L’umanesimo a contraddistinguere la sua produzione, l’empatia (con lo spettatore) per la quale la sua penna di attento, solido sceneggiatore è riuscita a delineare personaggi di grande spessore psicologico-morale capaci di rimanere scolpiti nella memoria di chi si è accostato ai suoi lavori, qui sono appena rintracciabili, quanto basta per fornire di valide/credibili argomentazioni la storia malamente imbastita, altra ennesima variante di inferno sulla terra e prima di tutto dentro se stessi.

Ed infatti, il film, un thriller poliziesco che batte i sentieri insidiosi del satanismo, delle sette adoratici del Maligno proliferanti nelle piccole arretrate città di provincia coi loro macabri rituali e i brutali sacrifici di sangue, fin dalle primissime battute sa immergerci nella torbida vicenda e attirare da subito la nostra attenzione, grazie anche all’ottima confezione di cui si fa forte.

La fluida sapiente direzione di matrice classica ma non vetusta, la giusta opprimente atmosfera resa da una fotografia perennemente cupa e plumbea, un commento musicale vagamente hitchcockiano in grado di conferire drammaticità e ammantare di seriosità i fatti che vediamo scorrere sullo schermo, i frequenti momenti onirici di suggestiva efficacia rendono il racconto appetibile, alzando di molto le aspettative riguardo ad un intreccio che, nel suo dipanarsi, immaginiamo assolutamente accattivante e ad un epilogo -di certo- per nulla scontato, all’altezza di un discorso profondo e mai banale, che fuoriesca dai confini del filone satanista per allargarsi a riflessioni esistenziali universali.

Ma nei fatti, nulla di quanto che ci è stato promesso (o abbiamo intuito) in partenza viene mantenuto.

La narrazione, ovvero l’indagine del detective più sveglio della piccola e male in arnese stazione di polizia locale, non si fa mancare alcuni dei topoi del caso come i sinistri disegni di creature spaventose, i crocefissi rovesciati, le sacre bibbie, i preti accigliati e le chiese avvolte in una poco rassicurante penombra, e nel suo incedere lento si rivela piuttosto confusa, inutilmente arzigogolata, monocorde e fredda nonostante scalpiti per sortire l’effetto contrario. Facendosi, invece, un po’ troppo (inaspettatamente) sbrigativa su un brutto piatto finale che non sorprende (per contenuti e originalità) proprio nessuno.

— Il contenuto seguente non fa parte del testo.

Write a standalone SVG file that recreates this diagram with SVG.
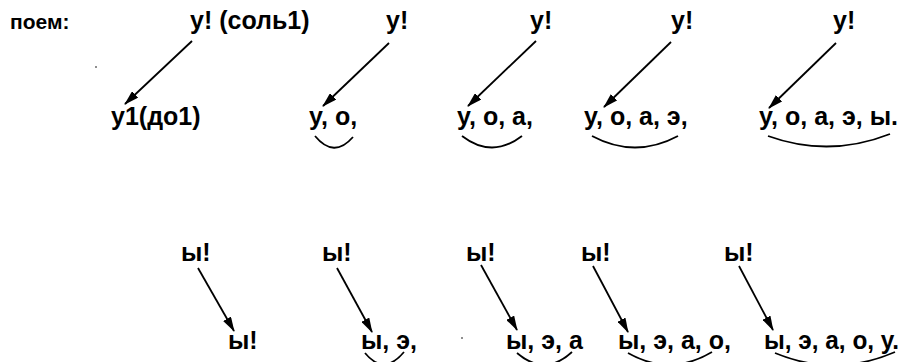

Per di più, il coinvolgimento emotivo e sensoriale conseguente all’addentrarsi della pellicola nei territori sempre affascinanti della paranoia, col fine di perturbare durante e pure dopo la visione, malgrado i felici esiti formali, non va in porto come previsto sulla carta. E così, non resta che assistere distanti seppur partecipi ai flosci snodi narrativi, privi di carattere e tantomeno della minima traccia di mordente.

Da apprezzare è il punto di vista dell’autore, la sua condanna al bigottismo, al fanatismo religioso ancora così radicati nella cultura contemporanea non risparmiando, però, fendenti alla scienza (la psicoanalisi e le sedute d’ipnosi regressiva) fallace e tanto arrogante quanto il Male che si prefigge di combattere.

Bravo Ethan Hawke, anche se il doppiaggio penalizza la sua valida performance di coscienzioso detective combattuto tra ragione e fede, perso nei labirinti della propria mente suggestionata e terrorizzato dall’irrazionalità scaraventata nel reale.

Indovinata la scelta di Emma Watson, fanciulla dal viso d'angelo eppure incredibilmente ambiguo, perfetta nell’incarnare un ingenuo candore che puzza di zolfo lontano un kilometro.